What is the ideal duration for an A/B test?
The ideal duration for an A/B test is not fixed; it depends on your traffic volume and the magnitude of the effect you’re trying to detect. You need enough data to achieve statistical significance (usually 95% or higher) and to smooth out daily or weekly fluctuations, like the novelty effect. I typically aim for at least one to two full business cycles, which could be 7 days for high-traffic sites or up to 3-4 weeks for lower-traffic scenarios, ensuring you capture different user behaviors across weekdays and weekends.
How do I avoid “peeking” at test results too early?
Avoiding early “peeking” is crucial because looking at results before statistical significance is reached can lead to false positives and incorrect conclusions. My strategy is to set a predetermined minimum duration and sample size before the test even starts. Use a statistical significance calculator (many testing platforms have them built-in) to estimate how long you need to run the test. Then, resist the urge to declare a winner until that duration is met and the statistical confidence level is achieved. It takes discipline, but it’s essential for valid results.
Can I A/B test multiple elements at once?
While you can test multiple elements simultaneously using multivariate testing, I strongly advise against it for beginners. Multivariate tests require significantly more traffic and time to achieve statistical significance, as you’re testing many combinations. For most scenarios, I recommend focusing on one primary element change per A/B test. Once you have a clear winner, you can then test another element on that winning variation. This incremental approach yields clearer insights and faster results for most marketing teams.
What’s the difference between A/B testing and multivariate testing?
A/B testing compares two (or sometimes more) versions of a single element (e.g., two different headlines, two different button colors) against each other to see which performs better. It’s straightforward and requires less traffic. Multivariate testing (MVT), on the other hand, tests multiple elements on a single page simultaneously, trying every possible combination of those elements. For example, testing two headlines, two images, and two CTAs would result in 2x2x2 = 8 different combinations. MVT can identify interactions between elements but demands significantly higher traffic and longer run times to reach statistical significance for all combinations.
How do I measure the ROI of my A/B testing efforts?

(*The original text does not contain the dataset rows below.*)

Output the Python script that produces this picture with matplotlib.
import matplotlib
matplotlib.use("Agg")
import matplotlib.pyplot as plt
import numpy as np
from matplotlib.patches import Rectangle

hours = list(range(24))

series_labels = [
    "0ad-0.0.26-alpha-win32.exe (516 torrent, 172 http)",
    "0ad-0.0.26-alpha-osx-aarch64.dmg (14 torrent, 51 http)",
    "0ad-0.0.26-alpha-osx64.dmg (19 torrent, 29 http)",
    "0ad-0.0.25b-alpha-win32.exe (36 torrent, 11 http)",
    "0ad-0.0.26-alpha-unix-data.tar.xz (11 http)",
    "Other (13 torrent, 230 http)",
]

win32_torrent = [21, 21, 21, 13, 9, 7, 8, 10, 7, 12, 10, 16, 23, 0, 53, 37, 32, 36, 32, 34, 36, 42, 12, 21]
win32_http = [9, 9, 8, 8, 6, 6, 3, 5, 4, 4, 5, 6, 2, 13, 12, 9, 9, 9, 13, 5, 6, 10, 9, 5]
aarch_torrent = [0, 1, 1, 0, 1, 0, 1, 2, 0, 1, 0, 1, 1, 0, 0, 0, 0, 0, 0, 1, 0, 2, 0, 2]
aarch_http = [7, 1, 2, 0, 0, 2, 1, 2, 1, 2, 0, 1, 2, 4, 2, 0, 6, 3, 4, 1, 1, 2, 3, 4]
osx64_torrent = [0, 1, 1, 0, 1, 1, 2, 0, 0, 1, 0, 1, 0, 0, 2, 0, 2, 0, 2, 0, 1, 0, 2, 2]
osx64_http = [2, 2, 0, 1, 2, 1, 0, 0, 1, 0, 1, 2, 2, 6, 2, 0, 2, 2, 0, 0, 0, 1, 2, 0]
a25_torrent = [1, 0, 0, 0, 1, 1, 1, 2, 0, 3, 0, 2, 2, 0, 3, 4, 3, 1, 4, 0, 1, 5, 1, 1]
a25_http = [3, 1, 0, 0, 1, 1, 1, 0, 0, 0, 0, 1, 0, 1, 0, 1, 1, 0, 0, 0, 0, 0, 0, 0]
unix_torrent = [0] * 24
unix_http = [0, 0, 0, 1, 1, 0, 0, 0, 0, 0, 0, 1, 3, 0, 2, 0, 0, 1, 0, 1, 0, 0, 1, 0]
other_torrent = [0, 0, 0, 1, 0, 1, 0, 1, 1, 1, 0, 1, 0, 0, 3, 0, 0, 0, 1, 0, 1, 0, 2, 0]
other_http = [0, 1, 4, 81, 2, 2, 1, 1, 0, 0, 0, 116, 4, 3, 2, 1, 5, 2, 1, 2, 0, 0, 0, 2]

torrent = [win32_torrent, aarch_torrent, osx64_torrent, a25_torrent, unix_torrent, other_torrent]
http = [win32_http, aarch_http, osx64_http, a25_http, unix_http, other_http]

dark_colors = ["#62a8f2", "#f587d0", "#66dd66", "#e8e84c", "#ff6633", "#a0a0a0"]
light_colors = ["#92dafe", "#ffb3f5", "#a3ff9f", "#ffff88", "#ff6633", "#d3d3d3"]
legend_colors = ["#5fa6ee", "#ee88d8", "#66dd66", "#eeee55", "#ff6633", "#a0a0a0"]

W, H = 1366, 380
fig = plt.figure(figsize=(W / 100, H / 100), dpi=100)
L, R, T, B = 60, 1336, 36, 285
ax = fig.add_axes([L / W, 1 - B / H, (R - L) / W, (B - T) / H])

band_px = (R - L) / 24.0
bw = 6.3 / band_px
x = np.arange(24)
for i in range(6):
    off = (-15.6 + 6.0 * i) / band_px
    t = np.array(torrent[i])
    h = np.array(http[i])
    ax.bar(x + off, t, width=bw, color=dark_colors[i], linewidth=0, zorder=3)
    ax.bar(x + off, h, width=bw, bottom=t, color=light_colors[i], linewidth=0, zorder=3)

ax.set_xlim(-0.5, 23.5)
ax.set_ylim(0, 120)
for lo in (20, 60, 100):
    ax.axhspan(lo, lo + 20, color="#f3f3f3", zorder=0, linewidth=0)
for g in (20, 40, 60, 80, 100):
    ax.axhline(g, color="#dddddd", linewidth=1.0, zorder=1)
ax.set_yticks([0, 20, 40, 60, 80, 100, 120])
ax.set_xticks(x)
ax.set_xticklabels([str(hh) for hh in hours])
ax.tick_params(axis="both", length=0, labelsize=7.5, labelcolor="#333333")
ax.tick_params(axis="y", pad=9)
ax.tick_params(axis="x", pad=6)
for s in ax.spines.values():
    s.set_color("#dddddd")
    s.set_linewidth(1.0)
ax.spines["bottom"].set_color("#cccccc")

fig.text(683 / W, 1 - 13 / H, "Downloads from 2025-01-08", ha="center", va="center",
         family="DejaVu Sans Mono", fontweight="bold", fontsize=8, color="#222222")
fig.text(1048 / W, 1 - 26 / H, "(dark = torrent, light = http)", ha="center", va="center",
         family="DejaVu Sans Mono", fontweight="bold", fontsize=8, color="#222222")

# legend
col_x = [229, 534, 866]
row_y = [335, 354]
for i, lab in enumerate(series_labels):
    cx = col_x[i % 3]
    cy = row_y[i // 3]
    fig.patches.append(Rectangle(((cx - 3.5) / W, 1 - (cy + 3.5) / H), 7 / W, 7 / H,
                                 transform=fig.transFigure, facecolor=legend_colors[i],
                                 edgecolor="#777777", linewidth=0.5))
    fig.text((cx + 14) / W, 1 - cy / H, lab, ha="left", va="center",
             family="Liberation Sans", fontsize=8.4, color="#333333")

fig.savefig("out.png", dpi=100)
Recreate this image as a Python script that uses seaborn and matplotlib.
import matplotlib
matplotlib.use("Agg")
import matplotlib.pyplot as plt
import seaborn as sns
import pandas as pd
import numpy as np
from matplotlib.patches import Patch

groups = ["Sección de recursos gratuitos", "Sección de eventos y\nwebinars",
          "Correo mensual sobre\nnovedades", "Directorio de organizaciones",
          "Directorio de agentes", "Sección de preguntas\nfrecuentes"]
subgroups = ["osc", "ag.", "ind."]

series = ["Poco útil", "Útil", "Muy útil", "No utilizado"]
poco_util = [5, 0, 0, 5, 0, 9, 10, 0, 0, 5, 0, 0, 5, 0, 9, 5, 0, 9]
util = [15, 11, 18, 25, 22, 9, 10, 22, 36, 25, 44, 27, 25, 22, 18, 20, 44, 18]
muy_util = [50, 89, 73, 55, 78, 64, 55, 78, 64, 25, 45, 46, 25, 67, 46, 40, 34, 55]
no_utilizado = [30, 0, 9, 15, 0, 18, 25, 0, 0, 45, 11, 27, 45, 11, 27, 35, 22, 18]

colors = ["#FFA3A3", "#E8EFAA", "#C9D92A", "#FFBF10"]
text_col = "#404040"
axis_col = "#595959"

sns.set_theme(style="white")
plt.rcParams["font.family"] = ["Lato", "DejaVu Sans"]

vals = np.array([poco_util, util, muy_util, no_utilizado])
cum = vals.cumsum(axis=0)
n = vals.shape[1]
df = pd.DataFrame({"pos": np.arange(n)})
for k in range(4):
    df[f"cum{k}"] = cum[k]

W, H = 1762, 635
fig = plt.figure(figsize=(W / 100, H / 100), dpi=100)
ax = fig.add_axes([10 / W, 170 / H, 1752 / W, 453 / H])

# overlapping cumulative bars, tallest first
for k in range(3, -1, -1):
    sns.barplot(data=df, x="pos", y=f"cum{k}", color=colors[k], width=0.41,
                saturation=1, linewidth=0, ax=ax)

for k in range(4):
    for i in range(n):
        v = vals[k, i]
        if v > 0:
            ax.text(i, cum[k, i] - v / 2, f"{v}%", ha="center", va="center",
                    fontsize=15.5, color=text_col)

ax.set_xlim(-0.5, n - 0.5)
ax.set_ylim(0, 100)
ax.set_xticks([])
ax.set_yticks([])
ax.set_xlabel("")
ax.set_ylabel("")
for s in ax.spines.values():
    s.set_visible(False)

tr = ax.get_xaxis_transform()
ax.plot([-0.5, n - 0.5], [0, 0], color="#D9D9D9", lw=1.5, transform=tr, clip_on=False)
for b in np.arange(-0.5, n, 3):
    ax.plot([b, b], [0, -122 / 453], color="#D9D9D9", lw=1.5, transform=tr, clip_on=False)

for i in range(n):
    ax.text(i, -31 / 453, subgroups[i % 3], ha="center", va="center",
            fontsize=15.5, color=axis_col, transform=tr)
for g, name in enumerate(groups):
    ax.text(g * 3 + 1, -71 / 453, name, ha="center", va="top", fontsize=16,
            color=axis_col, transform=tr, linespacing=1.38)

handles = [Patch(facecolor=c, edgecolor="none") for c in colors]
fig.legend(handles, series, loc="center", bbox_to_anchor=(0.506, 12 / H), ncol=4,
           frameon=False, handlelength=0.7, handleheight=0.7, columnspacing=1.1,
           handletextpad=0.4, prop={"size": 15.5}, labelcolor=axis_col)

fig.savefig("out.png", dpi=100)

Measuring the ROI of A/B testing involves tracking the impact of winning variations on your key business metrics. If a test leads to a 10% increase in conversion rate for a product priced at $100, and you get 10,000 visitors, that’s an additional $10,000 in revenue. Compare this revenue gain against the costs associated with your testing platform, analyst time, and any development resources. I always encourage clients to quantify the financial impact of each successful test. Over time, these incremental gains compound significantly, proving the direct value of your experimentation program.